I’m excited to announce the initial release of Mozilla’s open source speech recognition model that has an accuracy approaching what humans can perceive when listening to the same recordings. We are also releasing the world’s second largest publicly available voice dataset, which was contributed to by nearly 20,000 people globally.
This is why we started DeepSpeech as an open source project.
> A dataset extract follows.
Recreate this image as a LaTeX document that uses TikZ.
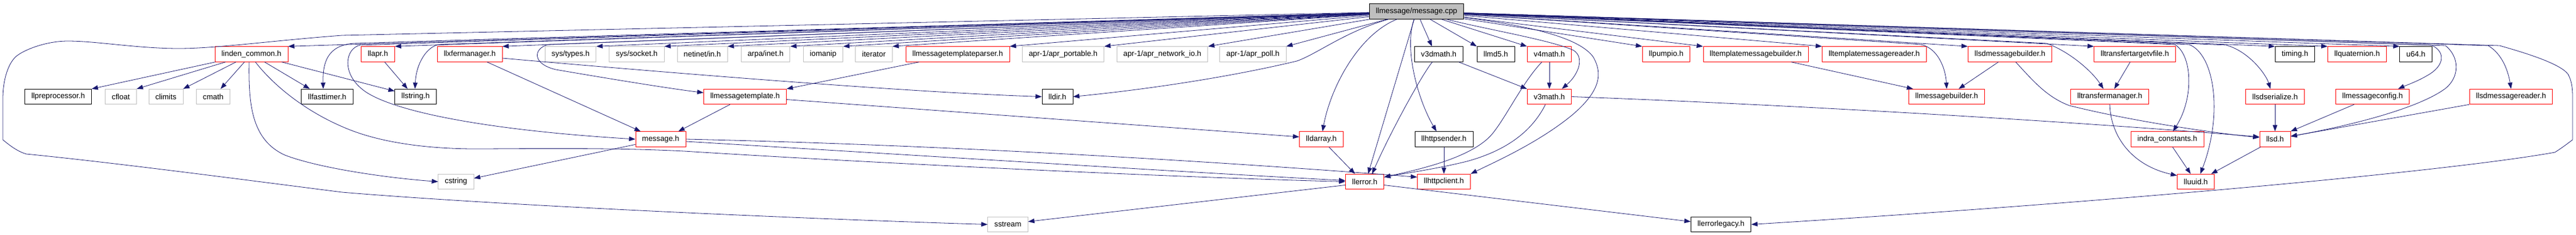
\documentclass[tikz,border=0pt]{standalone}
\usepackage{fontspec}
\setmainfont{Liberation Sans}
\usetikzlibrary{arrows.meta}
\definecolor{edgeblue}{RGB}{25,25,112}
\definecolor{sysgray}{RGB}{191,191,191}
\begin{document}
\begin{tikzpicture}[x=1pt,y=-1pt,
  box/.style={draw, line width=0.9pt, inner xsep=11.5pt, inner ysep=0pt, minimum height=26.5pt, font=\fontsize{13.3}{15}\selectfont, text=black},
  redbox/.style={box, draw=red},
  blkbox/.style={box, draw=black},
  grybox/.style={box, draw=sysgray},
  rootbox/.style={box, draw=black, fill=sysgray},
  edge/.style={draw=edgeblue, line width=0.8pt, -{Triangle[length=11pt,width=8pt]}}
]
\useasboundingbox (0,0) rectangle (4519,412);
% root
\node[rootbox] (root) at (2485,20) {llmessage/message.cpp};
% row 1
\node[redbox] (lc) at (441,95) {linden\_common.h};
\node[redbox] (apr) at (663,95) {llapr.h};
\node[redbox] (xfer) at (824,95) {llxfermanager.h};
\node[grybox] (systypes) at (1001,95) {sys/types.h};
\node[grybox] (syssock) at (1117,95) {sys/socket.h};
\node[grybox] (netin) at (1232,95) {netinet/in.h};
\node[grybox] (arpa) at (1343,95) {arpa/inet.h};
\node[grybox] (iomanip) at (1444,95) {iomanip};
\node[grybox] (iterator) at (1533,95) {iterator};
\node[redbox] (mtp) at (1680,95) {llmessagetemplateparser.h};
\node[grybox] (aprport) at (1865,95) {apr-1/apr\_portable.h};
\node[grybox] (aprnet) at (2039,95) {apr-1/apr\_network\_io.h};
\node[grybox] (aprpoll) at (2198,95) {apr-1/apr\_poll.h};
\node[blkbox] (v3d) at (2524,95) {v3dmath.h};
\node[blkbox] (md5) at (2624,95) {llmd5.h};
\node[redbox] (v4) at (2718,95) {v4math.h};
\node[redbox] (pump) at (2923,95) {llpumpio.h};
\node[redbox] (tmb) at (3080,95) {lltemplatemessagebuilder.h};
\node[redbox] (tmr) at (3288,95) {lltemplatemessagereader.h};
\node[redbox] (sdmb) at (3526,95) {llsdmessagebuilder.h};
\node[redbox] (ttv) at (3745,95) {lltransfertargetvfile.h};
\node[blkbox] (timing) at (4026,95) {timing.h};
\node[redbox] (quat) at (4135,95) {llquaternion.h};
\node[blkbox] (u64) at (4238,95) {u64.h};
% row 2
\node[blkbox] (pre) at (102,169.5) {llpreprocessor.h};
\node[grybox] (cfloat) at (212,169.5) {cfloat};
\node[grybox] (climits) at (291,169.5) {climits};
\node[grybox] (cmath) at (374,169.5) {cmath};
\node[blkbox] (fast) at (574,169.5) {llfasttimer.h};
\node[blkbox] (str) at (729,169.5) {llstring.h};
\node[redbox] (mt) at (1307,169.5) {llmessagetemplate.h};
\node[blkbox] (dir) at (1855,169.5) {lldir.h};
\node[redbox] (v3) at (2718,169.5) {v3math.h};
\node[redbox] (mb) at (3415,169.5) {llmessagebuilder.h};
\node[redbox] (tm) at (3701,169.5) {lltransfermanager.h};
\node[redbox] (sdser) at (3991,169.5) {llsdserialize.h};
\node[redbox] (mcfg) at (4162,169.5) {llmessageconfig.h};
\node[redbox] (sdmr) at (4405,169.5) {llsdmessagereader.h};
% row 3
\node[redbox] (msgh) at (1159,244) {message.h};
\node[redbox] (darray) at (2318,244) {lldarray.h};
\node[blkbox] (hsend) at (2533,244) {llhttpsender.h};
\node[redbox] (indra) at (3802,244) {indra\_constants.h};
\node[redbox] (llsd) at (3991,244) {llsd.h};
% row 4
\node[grybox] (cstring) at (800,318.5) {cstring};
\node[redbox] (err) at (2394,318.5) {llerror.h};
\node[redbox] (hclient) at (2533,318.5) {llhttpclient.h};
\node[redbox] (uuid) at (3852,318.5) {lluuid.h};
% row 5
\node[grybox] (sstream) at (1768,393.5) {sstream};
\node[blkbox] (errleg) at (3019,393.5) {llerrorlegacy.h};

% root -> top row (straight)
\foreach \t in {lc,apr,xfer,systypes,syssock,netin,arpa,iomanip,iterator,mtp,aprport,aprnet,aprpoll}
  \draw[edge] (root) -- (\t.north east);
\foreach \t in {md5,v4,pump,tmb,tmr,sdmb,ttv,timing,quat,u64}
  \draw[edge] (root) -- (\t.north west);
\draw[edge] (root) -- ([xshift=-12pt]v3d.north);

% root -> lower nodes (curved)
\draw[edge] (root) -- (620,76) .. controls (574,80) and (566,110) .. ([xshift=-7pt]fast.north);
\draw[edge] (root) -- (770,78) .. controls (748,82) and (730,112) .. ([xshift=-1pt]str.north);
\draw[edge] (root) -- (632,79) .. controls (605,85) and (598,130) .. (640,160) .. controls (690,195) and (850,228) .. (msgh.west);
\draw[edge] (root) -- (962,78) .. controls (935,85) and (933,112) .. (975,122) .. controls (1080,140) and (1180,156) .. ([yshift=7pt]mt.west);
\draw[edge] (root) -- (600,62) .. controls (480,71) and (380,85) .. (314,85) .. controls (240,85) and (170,72) .. (119,72) .. controls (80,72) and (40,88) .. (27,100) .. controls (12,115) and (5,145) .. (5,173) -- (5,245) .. controls (18,256) and (32,266) .. (46,270) .. controls (200,285) and (450,318) .. (600,337) .. controls (900,362) and (1450,385) .. (sstream.west);
\draw[edge] (root) .. controls (2360,55) and (2310,95) .. (2275,107) .. controls (2150,137) and (2000,158) .. (dir.east);
\draw[edge] (root) .. controls (2385,60) and (2335,150) .. ([xshift=2pt]darray.north);
\draw[edge] (root) -- ([xshift=6pt]err.north);
\draw[edge] (root) .. controls (2462,90) and (2490,180) .. ([xshift=-13pt]hsend.north);
\draw[edge] (root) .. controls (2600,50) and (2720,70) .. (2760,88) .. controls (2780,100) and (2770,130) .. ([xshift=22pt]v3.north);
\draw[edge] (root) .. controls (2680,45) and (2770,65) .. (2795,100) .. controls (2815,135) and (2800,165) .. (2760,200) .. controls (2700,250) and (2620,285) .. (hclient.north east);
\draw[edge] (root) -- (3370,78) .. controls (3400,85) and (3413,120) .. (mb.north);
\draw[edge] (root) -- (3590,76) .. controls (3630,90) and (3670,125) .. ([xshift=-11pt]tm.north);
\draw[edge] (root) -- (3815,78) .. controls (3845,95) and (3850,170) .. ([xshift=10pt]indra.north);
\draw[edge] (root) -- (3840,78) .. controls (3885,95) and (3900,200) .. ([xshift=8pt]uuid.north);
\draw[edge] (root) -- (3905,79) .. controls (3945,90) and (3975,130) .. ([xshift=-8pt]sdser.north);
\draw[edge] (root) -- (4265,79) .. controls (4290,90) and (4290,115) .. (4257,133) .. controls (4240,143) and (4220,150) .. ([xshift=45pt]mcfg.north);
\draw[edge] (root) -- (4290,80) .. controls (4315,100) and (4315,135) .. (4290,155) .. controls (4250,185) and (4150,215) .. ([yshift=5pt]llsd.east);
\draw[edge] (root) -- (4365,80) .. controls (4390,95) and (4400,125) .. (sdmr.north);
\draw[edge] (root) -- (4385,80) .. controls (4420,90) and (4490,110) .. (4505,130) .. controls (4513,145) and (4513,160) .. (4513,175) -- (4513,245) .. controls (4500,255) and (4490,262) .. (4482,267) .. controls (4300,300) and (3700,355) .. (errleg.east);

% linden_common.h
\draw[edge] (lc) -- (pre.north east);
\draw[edge] (lc) -- (cfloat.north east);
\draw[edge] (lc) -- (climits.north east);
\draw[edge] (lc) -- ([xshift=13pt]cmath.north);
\draw[edge] (lc) -- ([xshift=15pt]fast.north west);
\draw[edge] (lc) -- ([yshift=-4pt]str.north west);
\draw[edge] ([xshift=-4pt]lc.south) .. controls (436,180) and (440,245) .. (500,272) .. controls (560,295) and (680,312) .. (cstring.west);
\draw[edge] ([xshift=7pt]lc.south) .. controls (480,150) and (540,200) .. (620,230) .. controls (680,252) and (760,262) .. (850,261) .. controls (1000,260) and (1100,260) .. (1200,265) .. controls (1600,290) and (2100,312) .. (err.west);

% others
\draw[edge] (apr) -- ([xshift=-14pt]str.north);
\draw[edge] (xfer) -- ([xshift=-35pt]msgh.north);
\draw[edge] ([yshift=-7pt]xfer.east) .. controls (1200,130) and (1600,162) .. (dir.west);
\draw[edge] (mtp) -- (mt.north east);
\draw[edge] (mt) -- ([xshift=31pt]msgh.north);
\draw[edge] ([yshift=-5pt]mt.east) -- ([yshift=4pt]darray.west);
\draw[edge] (msgh) -- ([yshift=6pt]cstring.east);
\draw[edge] (msgh.east) .. controls (1700,255) and (2200,288) .. ([yshift=8pt]hclient.west);
\draw[edge] ([yshift=-4pt]msgh.east) .. controls (1700,278) and (2100,303) .. ([yshift=2pt]err.west);
\draw[edge] (darray) -- ([xshift=-17pt]err.north);
\draw[edge] ([yshift=-6pt]err.east) -- ([yshift=5pt]errleg.west);
\draw[edge] ([yshift=-6pt]err.west) -- ([yshift=5pt]sstream.east);
\draw[edge] (v3d) -- (v3.north west);
\draw[edge] (v3d) .. controls (2495,130) and (2440,230) .. ([xshift=13pt]err.north);
\draw[edge] (v4) -- (v3);
\draw[edge] (v4) .. controls (2670,145) and (2640,210) .. (2615,238) .. controls (2580,275) and (2500,295) .. ([yshift=8pt]err.east);
\draw[edge] (v3) .. controls (2690,225) and (2650,262) .. (2573,283) .. controls (2520,296) and (2470,303) .. ([yshift=8pt]err.east);
\draw[edge] (v3.east) .. controls (3100,182) and (3600,210) .. ([yshift=4pt]llsd.west);
\draw[edge] (hsend) -- (hclient);
\draw[edge] (tmb) -- ([xshift=8pt]mb.north west);
\draw[edge] (sdmb) -- ([xshift=21pt]mb.north);
\draw[edge] ([xshift=10pt]sdmb.south) .. controls (3565,140) and (3590,170) .. (3630,185) .. controls (3750,215) and (3900,235) .. ([yshift=3pt]llsd.west);
\draw[edge] (ttv) -- ([xshift=8pt]tm.north);
\draw[edge] (tm.south) .. controls (3703,240) and (3740,290) .. ([yshift=-3pt]uuid.north west);
\draw[edge] (indra) -- ([xshift=-9pt]uuid.north);
\draw[edge] (llsd) -- ([xshift=27pt]uuid.north);
\draw[edge] (sdser) -- (llsd);
\draw[edge] (mcfg) -- (llsd.north east);
\draw[edge] (sdmr.south west) -- ([yshift=5pt]llsd.east);
\end{tikzpicture}
\end{document}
Together with a community of likeminded developers, companies and researchers, we have applied sophisticated machine learning techniques and a variety of innovations to build a speech-to-text engine that has a word error rate of just 6.5% on LibriSpeech’s test-clean dataset.
In our initial release today, we have included pre-built packages for Python, NodeJS and a command-line binary that developers can use right away to experiment with speech recognition.
Our aim is to make it easy for people to donate their voices to a publicly available database, and in doing so build a voice dataset that everyone can use to train new voice-enabled applications.
Today, we’ve released the first tranche of donated voices: nearly 400,000 recordings, representing 500 hours of speech. Anyone can download this data.
To this end, while we’ve started with English, we are working hard to ensure that Common Voice will support voice donations in multiple languages beginning in the first half of 2018.
Finally, as we have experienced the challenge of finding publicly available voice datasets, alongside the Common Voice data we have also compiled links to download all the other large voice collections we know about.